Never Going Back is Shemekia Copeland’s first release on Telarc Blues, but her fifth album all told. She is the daughter of blues guitarist and singer Johnny Copeland, and she got her start at 16 years of age, opening for her father. She has worked with Dr. John, Steve Cropper and Ruth Brown and has won three W.C. Handy Awards. She’s 30 years old and stands strongly on her own feet on this new CD.
She surrounds herself with a great band, including Oliver Wood, Arthur Neilsen and Marc Ribot on guitars; bassist Ted Pecchio; John Medeski and Ike Stubblefield on Hammond organ and Kofi Burbridge on Wurlitzer piano, she sings a dozen soulful numbers in a voice a bit higher and clearer than long time fans might be used to. She covers tunes by Buddy and Julie Miller (“Dirty Water”), Joni Mitchell (“Black Crow”), Percy Mayfield (“River’s Invitation”) and her father (“Circumstances”) and does a selection of songs written for her. But it all begins with a song of redemption she co-wrote with John Hahn, “Sounds Like the Devil.” It’s gets things off to a fiery start, and the album never lets up.

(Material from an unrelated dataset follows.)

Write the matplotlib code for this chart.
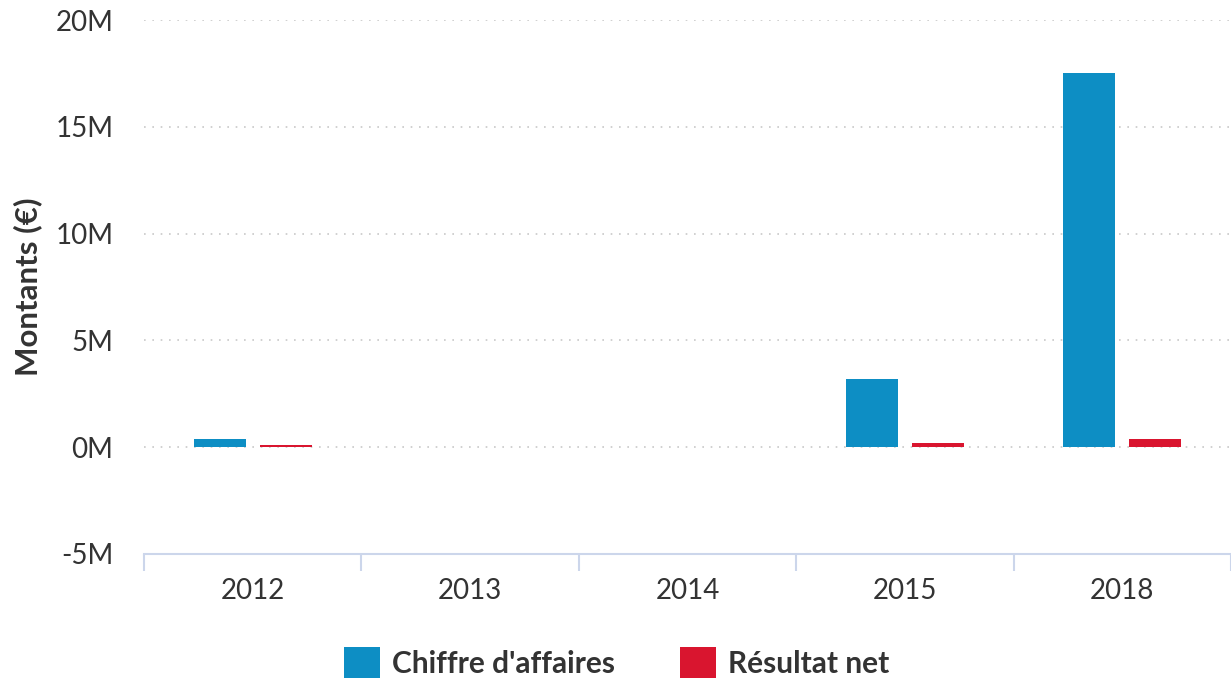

“Never Going Back To Memphis” features one of Ribot’s angular guitar solos, while “The Truth is the Light” is framed around the slide guitar of songwriter Oliver Wood. With two organists on board, there’s plenty here for the Hammond B3 fan too. But it all comes back to Shemekia’s voice. She has the gift, all right. Her take on Joni’s “Black Crow” is soulful and quiet, she finds the blues inside Mitchell’s Saskatchewan roots. “Born a Penny” finds the groove again immediately; great drumming from Tyler Greenwell and a Cropperesque guitar solo from Ribot (or is that Wood?). “Rise Up” is a steaming slab of old fashioned blues, loud and rocking. “Big Brand New Religion” is a gospel shouter that will lift you right out of your pew. And the album closer is a tribute to Johnny Copeland with Arthur Neilsen playing acoustic rhythm guitar while Oliver Wood adding stinging electric slide. It’s a slow blues that takes Shemekia right back home.
And she thought she was Never Going Back. Sounds more like she never went away.